WORK REQUIRED. State the number of lines where "this" appears. Add nothing else.

EXERCISE MATERIALS.
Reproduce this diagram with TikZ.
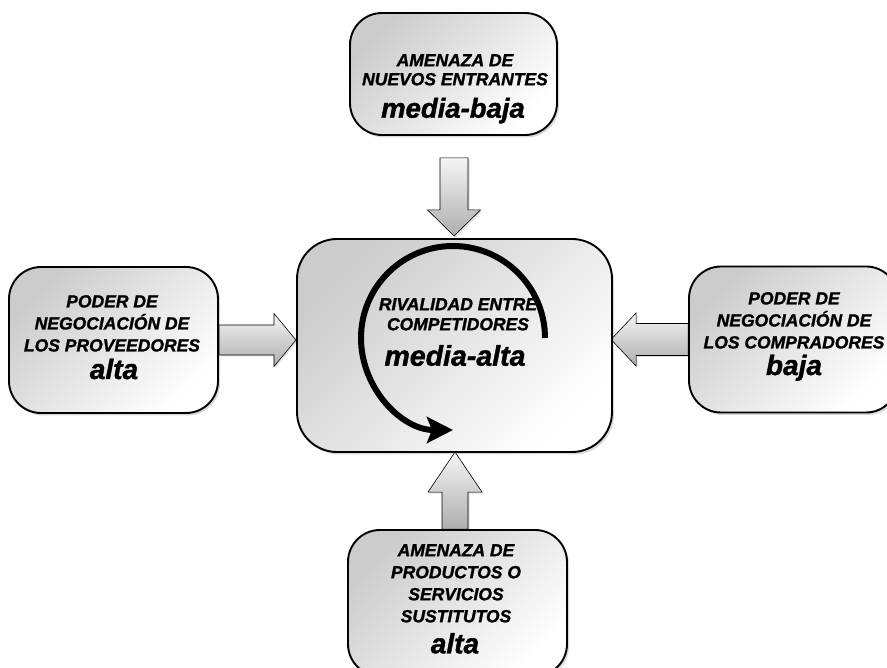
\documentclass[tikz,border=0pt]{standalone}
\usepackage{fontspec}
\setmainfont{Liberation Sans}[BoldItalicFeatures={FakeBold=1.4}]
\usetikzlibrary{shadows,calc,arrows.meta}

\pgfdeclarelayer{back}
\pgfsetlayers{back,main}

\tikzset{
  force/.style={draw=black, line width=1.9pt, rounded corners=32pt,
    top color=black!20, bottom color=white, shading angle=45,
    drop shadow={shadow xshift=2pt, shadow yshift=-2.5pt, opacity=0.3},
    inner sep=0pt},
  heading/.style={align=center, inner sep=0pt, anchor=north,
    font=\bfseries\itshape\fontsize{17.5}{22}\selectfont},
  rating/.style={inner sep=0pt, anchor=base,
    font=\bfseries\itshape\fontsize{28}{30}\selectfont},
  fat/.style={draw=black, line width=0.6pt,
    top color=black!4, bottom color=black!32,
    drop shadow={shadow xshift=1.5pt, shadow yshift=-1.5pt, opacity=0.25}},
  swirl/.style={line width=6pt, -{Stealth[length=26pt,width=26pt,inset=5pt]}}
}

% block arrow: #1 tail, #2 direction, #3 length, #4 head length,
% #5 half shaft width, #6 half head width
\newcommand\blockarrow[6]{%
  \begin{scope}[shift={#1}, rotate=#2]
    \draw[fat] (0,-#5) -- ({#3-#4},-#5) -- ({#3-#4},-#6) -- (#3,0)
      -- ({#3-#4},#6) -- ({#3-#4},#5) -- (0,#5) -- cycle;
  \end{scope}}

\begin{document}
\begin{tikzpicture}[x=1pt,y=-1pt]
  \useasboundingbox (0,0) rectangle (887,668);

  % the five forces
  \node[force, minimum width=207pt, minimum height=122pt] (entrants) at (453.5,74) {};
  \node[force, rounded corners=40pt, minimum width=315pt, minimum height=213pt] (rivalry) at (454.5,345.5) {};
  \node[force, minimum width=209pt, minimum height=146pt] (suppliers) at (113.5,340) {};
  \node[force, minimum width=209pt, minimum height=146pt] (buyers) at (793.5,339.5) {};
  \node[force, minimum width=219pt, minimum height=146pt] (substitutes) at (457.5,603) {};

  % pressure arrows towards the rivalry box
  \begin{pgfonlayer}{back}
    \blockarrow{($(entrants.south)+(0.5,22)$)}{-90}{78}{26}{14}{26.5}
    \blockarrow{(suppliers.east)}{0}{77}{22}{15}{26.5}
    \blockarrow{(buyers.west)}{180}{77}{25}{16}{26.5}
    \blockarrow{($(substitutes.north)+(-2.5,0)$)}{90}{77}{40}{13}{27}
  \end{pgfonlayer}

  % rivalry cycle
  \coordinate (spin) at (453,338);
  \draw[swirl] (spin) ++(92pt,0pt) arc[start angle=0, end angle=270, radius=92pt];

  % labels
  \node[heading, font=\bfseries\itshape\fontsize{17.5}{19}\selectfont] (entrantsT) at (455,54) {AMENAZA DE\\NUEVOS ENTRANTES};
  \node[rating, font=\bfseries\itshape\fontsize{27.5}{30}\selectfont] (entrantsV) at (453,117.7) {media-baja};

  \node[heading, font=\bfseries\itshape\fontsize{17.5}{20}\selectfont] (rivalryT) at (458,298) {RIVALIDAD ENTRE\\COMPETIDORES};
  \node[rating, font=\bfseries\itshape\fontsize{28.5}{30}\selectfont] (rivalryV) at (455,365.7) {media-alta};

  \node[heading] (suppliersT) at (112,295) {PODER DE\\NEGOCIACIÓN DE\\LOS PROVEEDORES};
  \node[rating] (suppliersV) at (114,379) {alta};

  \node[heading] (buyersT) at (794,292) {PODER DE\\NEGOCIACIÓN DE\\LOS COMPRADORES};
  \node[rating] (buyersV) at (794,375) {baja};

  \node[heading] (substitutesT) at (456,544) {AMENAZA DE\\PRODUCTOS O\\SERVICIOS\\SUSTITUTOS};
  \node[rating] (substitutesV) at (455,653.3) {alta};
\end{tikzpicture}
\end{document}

==

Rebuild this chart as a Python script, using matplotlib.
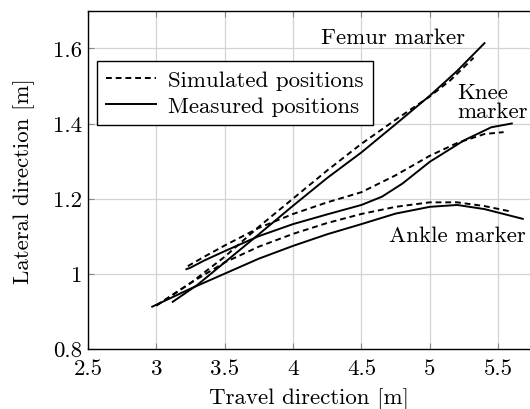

TASK SOLUTION. 2